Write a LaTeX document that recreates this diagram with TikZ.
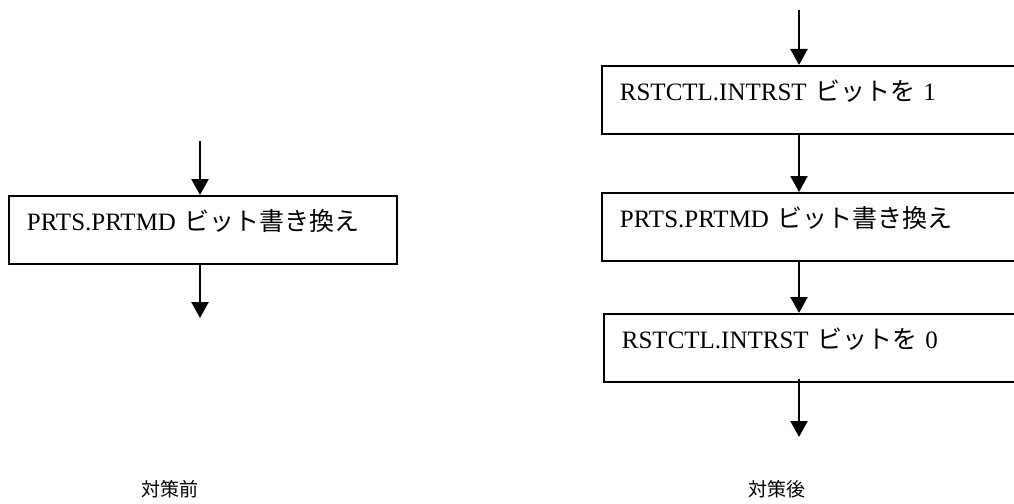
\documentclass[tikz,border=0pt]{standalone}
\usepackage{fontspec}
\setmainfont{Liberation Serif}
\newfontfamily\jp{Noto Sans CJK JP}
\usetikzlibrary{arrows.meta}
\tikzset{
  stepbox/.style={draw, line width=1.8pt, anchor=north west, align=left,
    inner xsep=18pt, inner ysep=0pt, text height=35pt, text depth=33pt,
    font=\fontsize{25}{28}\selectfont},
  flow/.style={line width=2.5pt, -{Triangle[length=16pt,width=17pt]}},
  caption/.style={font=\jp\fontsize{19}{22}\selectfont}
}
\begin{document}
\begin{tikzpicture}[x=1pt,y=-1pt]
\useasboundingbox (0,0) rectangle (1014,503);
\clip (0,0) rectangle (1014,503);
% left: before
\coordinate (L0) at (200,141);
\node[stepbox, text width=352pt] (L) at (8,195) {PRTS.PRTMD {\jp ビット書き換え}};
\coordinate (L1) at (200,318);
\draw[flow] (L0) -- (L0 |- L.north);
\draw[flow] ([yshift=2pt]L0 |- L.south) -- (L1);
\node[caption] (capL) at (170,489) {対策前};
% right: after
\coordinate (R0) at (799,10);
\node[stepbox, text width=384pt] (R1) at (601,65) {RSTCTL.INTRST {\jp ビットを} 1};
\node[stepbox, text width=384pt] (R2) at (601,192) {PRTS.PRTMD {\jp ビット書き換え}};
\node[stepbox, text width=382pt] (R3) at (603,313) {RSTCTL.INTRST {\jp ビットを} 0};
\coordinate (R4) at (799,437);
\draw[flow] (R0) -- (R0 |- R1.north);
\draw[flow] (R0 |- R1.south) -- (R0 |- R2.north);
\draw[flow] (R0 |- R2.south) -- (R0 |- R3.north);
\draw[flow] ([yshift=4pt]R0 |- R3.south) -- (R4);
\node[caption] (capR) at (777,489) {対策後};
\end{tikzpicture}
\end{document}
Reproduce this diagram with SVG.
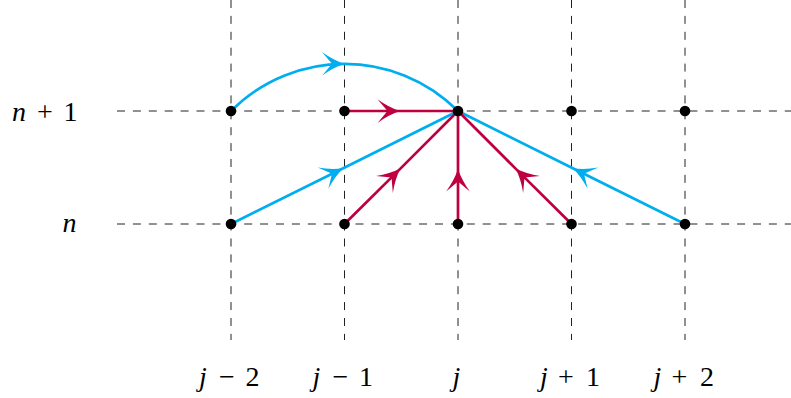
---
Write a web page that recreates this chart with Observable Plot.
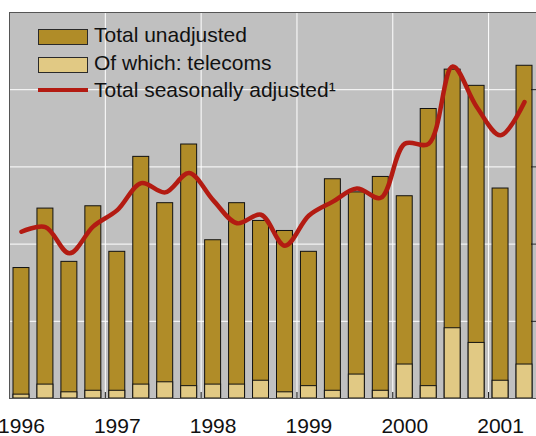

### TASK STATEMENT
Copy out each line of the data containing the string "recreates".

### WRITTEN SOLUTION
Write a LaTeX document that recreates this diagram with TikZ.
Write a web page that recreates this chart with Observable Plot.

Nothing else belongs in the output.